I’m not a naturally adventurous cook, but I love to try new restaurants. My boyfriend and I
stumbled across a grilled cheese pop up – The Blue Light Speak Cheesy – in Brooklyn during one of our restaurant voyages, and I realized that I never made a grilled cheese before. I sat down with The Blue Light Speak Cheesy creator, Andy, to learn how grilled cheese sandwiches became her specialty and how to successfully make one at home.

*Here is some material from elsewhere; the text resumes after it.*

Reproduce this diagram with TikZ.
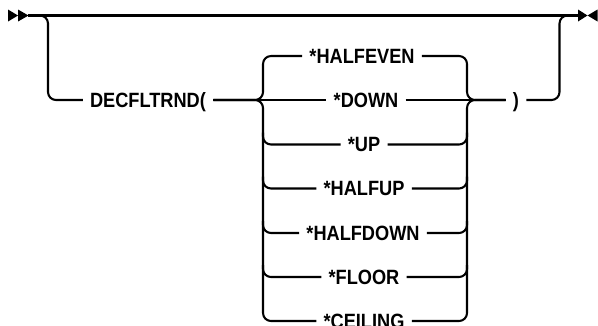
\documentclass[tikz,border=0pt]{standalone}
\usepackage{fontspec}
\newfontfamily\diagfont[FakeStretch=0.88]{Liberation Sans}
\tikzset{
  rail/.style={line width=1.55pt, line cap=butt, rounded corners=6pt},
  tip/.style={fill=black, draw=none},
  lbl/.style={inner xsep=5.5pt, inner ysep=0pt, outer sep=0pt,
    text height=11.2pt, text depth=0pt,
    font=\diagfont\bfseries\fontsize{15.5pt}{18pt}\selectfont},
}
\begin{document}
\begin{tikzpicture}[x=0.75pt,y=-0.75pt]
\useasboundingbox (0,0) rectangle (598,325);
\clip (0,0) rectangle (598,325);
% rows
\def\rA{56}\def\rB{100}\def\rC{144.5}\def\rD{188.5}\def\rE{233}\def\rF{277}\def\rG{321}
% start and end markers
\fill[tip] (8,9.5) -- (18,15.5) -- (8,21.5) -- cycle;
\fill[tip] (18,9.5) -- (28.5,15.5) -- (18,21.5) -- cycle;
\fill[tip] (578,9.5) -- (587.5,15.5) -- (578,21.5) -- cycle;
\fill[tip] (597.5,9.5) -- (587.5,15.5) -- (597.5,21.5) -- cycle;
\coordinate (s) at (28,15.5);
\coordinate (e) at (578.5,15.5);
% nodes
\node[lbl] (dec) at (148,\rB) {DECFLTRND(};
\node[lbl] (he) at (362,\rA) {*HALFEVEN};
\node[lbl] (dn) at (366,\rB) {*DOWN};
\node[lbl] (up) at (364,\rC) {*UP};
\node[lbl] (hu) at (364,\rD) {*HALFUP};
\node[lbl] (hd) at (363,\rE) {*HALFDOWN};
\node[lbl] (fl) at (364,\rF) {*FLOOR};
\node[lbl] (ce) at (364,\rG) {*CEILING};
\node[lbl] (rp) at (516,\rB) {)};
% main line
\draw[rail] (s) -- (e);
% optional branch
\draw[rail] (s) -- (48,15.5) -- (48,\rB) -- (dec.west);
% left brace
\draw[rail] (dec.east) -- (263,\rB) -- (263,\rA) -- (he.west);
\draw[rail] (dec.east) -- (263,\rB) -- (263,\rG) -- (ce.west);
\draw[rail] (dec.east) -- (dn.west);
\foreach \n/\r in {up/\rC,hu/\rD,hd/\rE,fl/\rF}
  \draw[rail] (263,\r-12) -- (263,\r) -- (\n.west);
% right brace
\draw[rail] (he.east) -- (467,\rA) -- (467,\rB) -- (rp.west);
\draw[rail] (ce.east) -- (467,\rG) -- (467,\rB) -- (rp.west);
\draw[rail] (dn.east) -- (rp.west);
\foreach \n/\r in {up/\rC,hu/\rD,hd/\rE,fl/\rF}
  \draw[rail] (\n.east) -- (467,\r) -- (467,\r-12);
% return to main line
\draw[rail] (rp.east) -- (559.5,\rB) -- (559.5,15.5) -- (e);
\end{tikzpicture}
\end{document}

Andy isn’t a chef, but The Blue Light Speak Cheesy has been her schooling after working in other parts of restaurants. She needed to gain some experience with cooking, and grilled cheeses were an easy way for her to grow her confidence with cooking. As Andy puts it, if you have “amazing bread, amazing cheese and a lot of love then you’re good.” She also admits that even a bad grilled cheese is a good grilled cheese.
After grounding me in her philosophy, Andy showed me how to make a sandwich step-by-step and then put me to the test with these tricks:
- Use plenty of butter – Once Andy picks out a bread, she uses plenty of butter on the outside of each bread slice. Well-buttered bread sets her up for a smooth grilling experience; however, Andy does have a mystery butter that makes her sandwiches better than ours ever could be.
- Pair two cheeses together – A skillfully melted grilled cheese sandwich requires pairing a creamy (soft) cheese with an aged (hard) cheese. Andy taught me that aged cheeses don’t easily melt, so she makes sure to shred them into pieces before putting them directly onto the bread. Once she pairs an aged cheese with a creamy cheese, her customers are destined to have a tasty, melty consistency. Andy’s favorite cheese mashup is smoked gouda and cheddar, but she also suggests manchego and fontina together. She’ll often go to a cheese shop and ask an employee about which cheese pairings they recommend. However, her self-taught approach to cooking inspires her to go against the rules and take pairing risks.
- Keep it simple – The sandwich is about the cheese, so any other ingredients need to be minimal and complement the cheese. Most of Andy’s menu items have two or three additional ingredients like chorizo and peppers or grilled pears with honey and rosemary. If the ingredients are local and in season, the sandwich will be even better!
- Cook low and slow – A good grilled cheese takes time, so Andy recommends being patient by cooking the sandwich slowly on low heat. Using a small amount of butter on the outside of the sandwich and cooking it on high heat, is asking for it burn. The goal is to achieve the perfect mix of even browning on the outside and melted cheese on the inside. Bonus tip – purchase a “brick” to make the job even easier.
From childhood meals to food trucks and pop ups, everyone loves a good grilled cheese. Let’s ditch the American cheese and white bread for an upgraded classic experience.